Wysłany:
2012-09-11, 15:44
, ID:
1400098
1
Zgłoś
Od wielu lat jestem za JKM i żal ogarnia patrząc jak wciąż pogrąża swoje szanse swoimi wypowiedziami... co z tego że są one sensowne, dobrze uargumentowane skoro przedstawia je w sposób tak kontrowersyjny, że nie ma najmniejszych szans na wytłumaczenie tego. Od 20 lat nie może się przebić do parlamentu i mam wrażenie że nie uda mu się to nigdy - właśnie przez wizerunek który ma ugruntowany w społeczeństwie... Wszyscy z założenia mają go za oszołoma, wariata i nikt nawet nie chce słuchać tego co mówi. Ale jeśli ktoś parę tygodni przed wyborami (ostatnimi) w TV mówi o pozbawieniu kobiet praw wyborczych oraz pomyśle na jazdę na rondzie w obu stronach (tyle z tego do większości ludzi dotarło), to nie ma co się dziwić wynikom wyborów.
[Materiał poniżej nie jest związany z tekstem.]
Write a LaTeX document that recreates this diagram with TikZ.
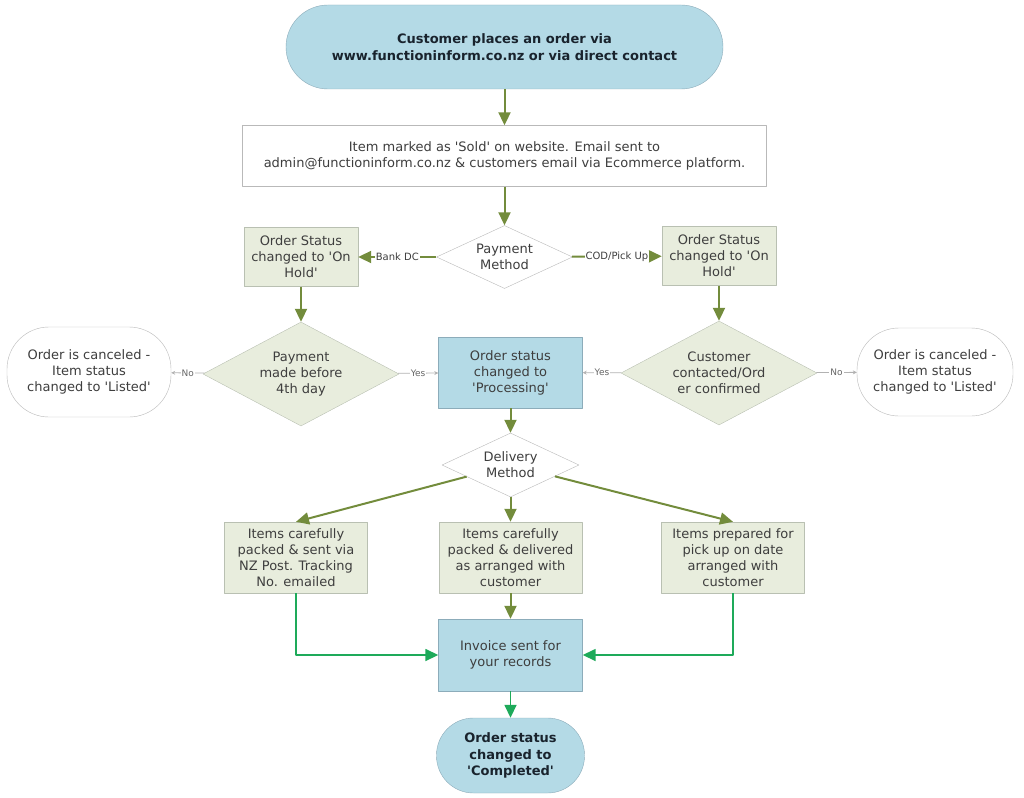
\documentclass[tikz,border=0pt]{standalone}
\usepackage{fontspec}
\setmainfont{DejaVu Sans}
\usetikzlibrary{shapes.geometric,arrows.meta}
\definecolor{boxblue}{RGB}{180,218,230}
\definecolor{blueline}{RGB}{140,172,186}
\definecolor{boxgreen}{RGB}{232,237,221}
\definecolor{greenline}{RGB}{185,192,178}
\definecolor{olive}{RGB}{115,140,60}
\definecolor{flowgreen}{RGB}{30,170,90}
\definecolor{txt}{RGB}{62,62,62}
\definecolor{dark}{RGB}{25,35,45}
\newcommand{\sq}{\textquotesingle}
\begin{document}
\begin{tikzpicture}[x=1pt,y=1pt,line join=round,font=\fontsize{13}{16}\selectfont,
	base/.style={align=center,text=txt,inner sep=2pt},
	proc/.style={base,draw=greenline,fill=boxgreen,minimum width=143pt,minimum height=71pt},
	info/.style={base,draw=gray!55,fill=white},
	hub/.style={base,draw=blueline,fill=boxblue,minimum width=144pt,minimum height=72pt},
	term/.style={base,draw=blueline,fill=boxblue,rounded corners=#1,text=dark,font=\bfseries\fontsize{13}{16.5}\selectfont},
	ask/.style={base,diamond,aspect=2,inner sep=0pt,draw=gray!55,fill=white},
	chk/.style={base,diamond,aspect=2,inner sep=0pt,draw=greenline,fill=boxgreen,minimum width=196pt,minimum height=104pt},
	flow/.style={olive,line width=2pt,-{Triangle[length=13pt,width=12pt]}},
	done/.style={flowgreen,line width=1.6pt,-{Triangle[length=13pt,width=12pt]}},
	yn/.style={gray!60,line width=0.8pt,-{Stealth[length=4pt,width=4pt]}},
	lbl/.style={fill=white,inner sep=1pt,text=txt,font=\fontsize{10}{11}\selectfont},
	ynl/.style={lbl,font=\fontsize{9}{10}\selectfont,text=gray!80!black}]
	\useasboundingbox (0,0) rectangle (1024,-797);
	\node[term=42pt,minimum width=437pt,minimum height=84pt] (order) at (504.5,-47) {Customer places an order via\\www.functioninform.co.nz or via direct contact};
	\node[info,minimum width=524pt,minimum height=61pt] (mail) at (504.5,-156) {Item marked as \sq Sold\sq{} on website. Email sent to\\admin@functioninform.co.nz \& customers email via Ecommerce platform.};
	\node[ask,minimum width=136pt,minimum height=63pt] (pay) at (504.5,-257) {Payment\\Method};
	\node[proc,minimum width=114pt,minimum height=59pt] (holdL) at (301,-257) {Order Status\\changed to \sq On\\Hold\sq};
	\node[proc,minimum width=114pt,minimum height=59pt] (holdR) at (719,-256) {Order Status\\changed to \sq On\\Hold\sq};
	\node[chk] (paid) at (301,-374) {Payment\\made before\\4th day};
	\node[hub,minimum height=71pt] (proc) at (510.5,-372.5) {Order status\\changed to\\\sq Processing\sq};
	\node[chk] (conf) at (719,-373) {Customer\\contacted/Ord\\er confirmed};
	\node[info,rounded corners=42pt,minimum width=164pt,minimum height=90pt] (cancL) at (89,-372) {Order is canceled -\\Item status\\changed to \sq Listed\sq};
	\node[info,rounded corners=42pt,minimum width=156pt,minimum height=88pt] (cancR) at (935,-372) {Order is canceled -\\Item status\\changed to \sq Listed\sq};
	\node[ask,minimum width=137pt,minimum height=64pt] (ship) at (510.5,-465) {Delivery\\Method};
	\node[proc] (post) at (296,-557.5) {Items carefully\\packed \& sent via\\NZ Post. Tracking\\No. emailed};
	\node[proc] (deliv) at (510.5,-557.5) {Items carefully\\packed \& delivered\\as arranged with\\customer};
	\node[proc] (pick) at (733,-557.5) {Items prepared for\\pick up on date\\arranged with\\customer};
	\node[hub] (inv) at (510.5,-655) {Invoice sent for\\your records};
	\node[term=37pt,minimum width=148pt,minimum height=75pt] (fin) at (510.5,-755.5) {Order status\\changed to\\\sq Completed\sq};
	\draw[flow] (order) -- (mail);
	\draw[flow] (mail) -- (pay);
	\draw[flow] (pay) -- node[lbl]{Bank DC} (holdL);
	\draw[flow] (pay) -- node[lbl]{COD/Pick Up} (holdR);
	\draw[flow] (holdL) -- (paid);
	\draw[flow] (holdR) -- (conf);
	\draw[yn] (paid) -- node[ynl]{No} (cancL);
	\draw[yn] (paid) -- node[ynl]{Yes} (proc);
	\draw[yn] (conf) -- node[ynl]{Yes} (proc);
	\draw[yn] (conf) -- node[ynl]{No} (cancR);
	\draw[flow] (proc) -- (ship);
	\draw[flow] (ship) -- (post.north);
	\draw[flow] (ship) -- (deliv);
	\draw[flow] (ship) -- (pick.north);
	\draw[flow] (deliv) -- (inv);
	\draw[done] (post) |- (inv);
	\draw[done] (pick) |- (inv);
	\draw[done] (inv) -- (fin);
\end{tikzpicture}
\end{document}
Niestety, mimo świetnych pomysłów i podejścia do życia JKM nie ma żadnych szans na przekroczenie 5% i niestety jest głównym powodem śmierci każdej kolejnej partii której twarzą zostaje.
Chciałbym żeby sam zastosował się do kryteriów istnienia polityka w polityce, które osobiście kiedyś stworzył i promował - tutaj pytanie do zwolenników, popierających go tak zawzięcie, a którzy pewnie pojęcia o nich nie mają (bo padły trochę wcześniej niż obecna 'moda' na JKM) - JAKIE TO BYŁY KRYTERIA?
Ułatwię - po jakim czasie przegrywanych notorycznie wyborów 'politykowi' należy powiedzieć WON ?
Panie Januszu - WON z polityki ! W ten sposób najlepiej pomoże Pan NP. Brak powiązania tej partii z Pańską twarzą - jak dla mnie - jest już gwarancją większego poparcia w nadchodzących wyborach. Może 50% nie dostaną, ale do sejmu, sądzę że by weszli.
Jak się wygrywa wybory w tym chorym kraju to pokazał Palikot - kilka chwytliwych spotów, powiedzieć ludziom to chcą usłyszeć i hop, jesteśmy w parlamencie. W wypadku JKM należało by odsunąć go od mediów, jakakolwiek inna osoba szybko zostanie zauważona, a że pomysły dobre to skutek powinien być widoczny.